▶ **Task to complete**
Give every line again exactly as it appears, please, but not the pictures.

▶ **Collected data**
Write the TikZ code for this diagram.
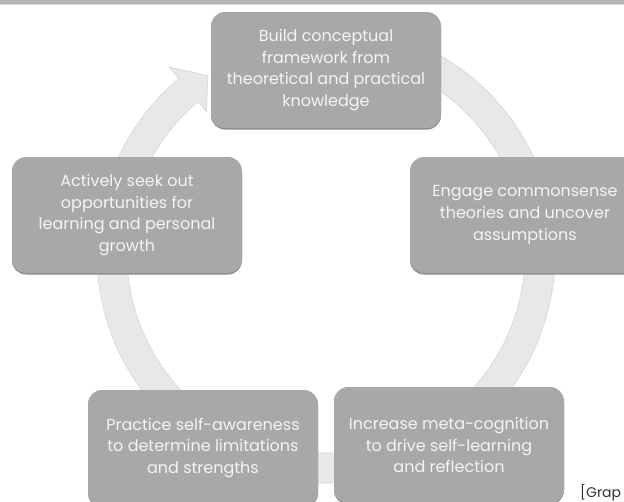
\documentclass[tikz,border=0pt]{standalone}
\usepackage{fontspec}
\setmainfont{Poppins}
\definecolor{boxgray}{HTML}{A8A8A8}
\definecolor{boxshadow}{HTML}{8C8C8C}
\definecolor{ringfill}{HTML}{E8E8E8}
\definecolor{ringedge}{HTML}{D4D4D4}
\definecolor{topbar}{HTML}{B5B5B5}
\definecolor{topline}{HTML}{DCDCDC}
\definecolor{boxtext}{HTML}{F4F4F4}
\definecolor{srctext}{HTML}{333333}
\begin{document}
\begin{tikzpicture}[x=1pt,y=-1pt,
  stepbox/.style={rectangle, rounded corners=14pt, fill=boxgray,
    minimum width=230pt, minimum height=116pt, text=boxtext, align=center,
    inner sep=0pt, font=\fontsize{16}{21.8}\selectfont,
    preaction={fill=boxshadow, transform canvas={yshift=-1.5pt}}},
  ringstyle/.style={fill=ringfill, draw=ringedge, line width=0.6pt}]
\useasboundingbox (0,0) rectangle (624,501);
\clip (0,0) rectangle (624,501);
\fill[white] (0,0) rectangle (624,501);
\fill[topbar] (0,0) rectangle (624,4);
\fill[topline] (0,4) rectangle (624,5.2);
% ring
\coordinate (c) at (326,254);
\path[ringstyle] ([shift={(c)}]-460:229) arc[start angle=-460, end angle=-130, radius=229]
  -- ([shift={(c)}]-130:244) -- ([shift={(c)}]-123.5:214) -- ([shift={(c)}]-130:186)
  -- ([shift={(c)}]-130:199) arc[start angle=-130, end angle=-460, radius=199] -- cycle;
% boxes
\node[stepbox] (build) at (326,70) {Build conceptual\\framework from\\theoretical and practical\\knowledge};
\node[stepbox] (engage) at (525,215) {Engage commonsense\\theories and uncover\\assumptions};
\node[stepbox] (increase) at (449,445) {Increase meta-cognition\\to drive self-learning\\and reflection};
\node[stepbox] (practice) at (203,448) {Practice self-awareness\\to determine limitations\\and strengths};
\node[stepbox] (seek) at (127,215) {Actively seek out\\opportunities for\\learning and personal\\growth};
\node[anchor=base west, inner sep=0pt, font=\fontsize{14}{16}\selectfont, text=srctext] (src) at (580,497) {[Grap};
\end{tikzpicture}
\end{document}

▶ **Result of this task**
Write the TikZ code for this diagram.
\documentclass[tikz,border=0pt]{standalone}
\usepackage{fontspec}
\setmainfont{Poppins}
\definecolor{boxgray}{HTML}{A8A8A8}
\definecolor{boxshadow}{HTML}{8C8C8C}
\definecolor{ringfill}{HTML}{E8E8E8}
\definecolor{ringedge}{HTML}{D4D4D4}
\definecolor{topbar}{HTML}{B5B5B5}
\definecolor{topline}{HTML}{DCDCDC}
\definecolor{boxtext}{HTML}{F4F4F4}
\definecolor{srctext}{HTML}{333333}
\begin{document}
\begin{tikzpicture}[x=1pt,y=-1pt,
  stepbox/.style={rectangle, rounded corners=14pt, fill=boxgray,
    minimum width=230pt, minimum height=116pt, text=boxtext, align=center,
    inner sep=0pt, font=\fontsize{16}{21.8}\selectfont,
    preaction={fill=boxshadow, transform canvas={yshift=-1.5pt}}},
  ringstyle/.style={fill=ringfill, draw=ringedge, line width=0.6pt}]
\useasboundingbox (0,0) rectangle (624,501);
\clip (0,0) rectangle (624,501);
\fill[white] (0,0) rectangle (624,501);
\fill[topbar] (0,0) rectangle (624,4);
\fill[topline] (0,4) rectangle (624,5.2);
% ring
\coordinate (c) at (326,254);
\path[ringstyle] ([shift={(c)}]-460:229) arc[start angle=-460, end angle=-130, radius=229]
  -- ([shift={(c)}]-130:244) -- ([shift={(c)}]-123.5:214) -- ([shift={(c)}]-130:186)
  -- ([shift={(c)}]-130:199) arc[start angle=-130, end angle=-460, radius=199] -- cycle;
% boxes
\node[stepbox] (build) at (326,70) {Build conceptual\\framework from\\theoretical and practical\\knowledge};
\node[stepbox] (engage) at (525,215) {Engage commonsense\\theories and uncover\\assumptions};
\node[stepbox] (increase) at (449,445) {Increase meta-cognition\\to drive self-learning\\and reflection};
\node[stepbox] (practice) at (203,448) {Practice self-awareness\\to determine limitations\\and strengths};
\node[stepbox] (seek) at (127,215) {Actively seek out\\opportunities for\\learning and personal\\growth};
\node[anchor=base west, inner sep=0pt, font=\fontsize{14}{16}\selectfont, text=srctext] (src) at (580,497) {[Grap};
\end{tikzpicture}
\end{document}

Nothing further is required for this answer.